Kuzey Kore'nin merkezinde bulunduğu krizle ilgili endişeleri ifade ettiklerini, nükleer bir savaşın taraflarla birlikte tüm dünya için telafisi mümkün olmayan bir felaket olacağını belirten Erdoğan, "Japonya ve Güney Kore gibi yakın dostlarımızı tedirgin eden bu gerilimin silahlar ve füzeler ateşlenmeden sona erdirilmesini diliyoruz. Gerek ülkemizin içinden geçtiği süreç gerek dünyada yaşanan gelişmeler, Türkiye'nin mutlaka güçlü olması gerektiğini gösteriyor.
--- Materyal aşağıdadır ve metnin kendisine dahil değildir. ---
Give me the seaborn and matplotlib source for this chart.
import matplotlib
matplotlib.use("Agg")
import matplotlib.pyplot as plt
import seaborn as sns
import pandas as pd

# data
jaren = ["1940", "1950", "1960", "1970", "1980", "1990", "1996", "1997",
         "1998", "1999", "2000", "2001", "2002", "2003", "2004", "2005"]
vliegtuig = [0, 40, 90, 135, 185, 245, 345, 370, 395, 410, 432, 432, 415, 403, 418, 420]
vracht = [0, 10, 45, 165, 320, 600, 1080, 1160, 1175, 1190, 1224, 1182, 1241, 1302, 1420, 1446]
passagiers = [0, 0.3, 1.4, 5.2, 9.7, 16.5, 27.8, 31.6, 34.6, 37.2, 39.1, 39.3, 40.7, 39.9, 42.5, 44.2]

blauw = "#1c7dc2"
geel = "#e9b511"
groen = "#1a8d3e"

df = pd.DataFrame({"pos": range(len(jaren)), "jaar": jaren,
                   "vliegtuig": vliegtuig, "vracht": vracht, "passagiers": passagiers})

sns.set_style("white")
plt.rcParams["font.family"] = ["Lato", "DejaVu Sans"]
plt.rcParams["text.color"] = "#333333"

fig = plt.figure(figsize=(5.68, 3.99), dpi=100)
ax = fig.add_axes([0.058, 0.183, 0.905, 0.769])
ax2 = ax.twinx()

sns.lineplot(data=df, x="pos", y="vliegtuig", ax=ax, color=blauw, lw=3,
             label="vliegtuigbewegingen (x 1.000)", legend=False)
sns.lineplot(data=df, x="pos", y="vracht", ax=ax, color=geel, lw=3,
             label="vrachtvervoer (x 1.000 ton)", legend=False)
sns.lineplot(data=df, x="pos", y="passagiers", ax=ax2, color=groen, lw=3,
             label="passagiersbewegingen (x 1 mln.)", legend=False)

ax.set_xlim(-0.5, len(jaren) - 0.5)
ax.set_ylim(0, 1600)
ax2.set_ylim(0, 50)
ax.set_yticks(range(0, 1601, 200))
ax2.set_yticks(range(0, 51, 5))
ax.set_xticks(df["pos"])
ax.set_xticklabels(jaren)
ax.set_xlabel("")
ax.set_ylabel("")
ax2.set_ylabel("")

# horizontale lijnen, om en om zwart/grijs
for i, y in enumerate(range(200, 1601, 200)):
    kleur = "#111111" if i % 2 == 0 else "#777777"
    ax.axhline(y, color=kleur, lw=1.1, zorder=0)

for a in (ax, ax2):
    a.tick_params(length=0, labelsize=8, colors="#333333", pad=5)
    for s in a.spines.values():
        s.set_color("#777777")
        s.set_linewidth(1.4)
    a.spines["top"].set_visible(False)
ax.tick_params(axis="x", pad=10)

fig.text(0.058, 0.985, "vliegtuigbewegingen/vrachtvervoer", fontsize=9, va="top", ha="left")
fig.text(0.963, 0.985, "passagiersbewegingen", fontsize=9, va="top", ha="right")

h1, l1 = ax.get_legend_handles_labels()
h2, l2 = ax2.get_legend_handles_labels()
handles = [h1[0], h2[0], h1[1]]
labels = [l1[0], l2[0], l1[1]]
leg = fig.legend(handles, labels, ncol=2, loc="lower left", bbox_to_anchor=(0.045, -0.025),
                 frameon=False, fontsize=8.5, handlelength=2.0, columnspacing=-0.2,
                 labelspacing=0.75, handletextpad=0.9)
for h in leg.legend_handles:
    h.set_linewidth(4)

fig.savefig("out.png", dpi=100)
Güçlü olmanın yolu da imkanlarımızı ve potansiyelimizi en doğru şekilde kullanmaktan geçiyor. 2019 seçimleri, bu bakımdan ülkemizin geleceğinde belirleyici bir dönüm noktası olacaktır" dedi.

Cumhurbaşkanı Recep Tayyip Erdoğan daha sonra havayoluyla Antalya'dan ayrıldı.

 

EKOSE CEKETİN RENGİ DEĞİŞTİ
Cumhurbaşkanı Erdoğan kedi başlattığı mavi ekoseli ceket akımına Antalya'da değişikliğe gitti. Erdoğan bu kez gri-beyaz ekoseli ceket tercih etti. Erdoğan'ın ekose ceket tercihi sosyal medyada da oldukça çok konuşulurken, AKP'lilerin dolaplarındaki mavi ekoselerin yanına bu kez de gri ekoseli ceketleri ekleyecekleri yorumlarına neden oldu.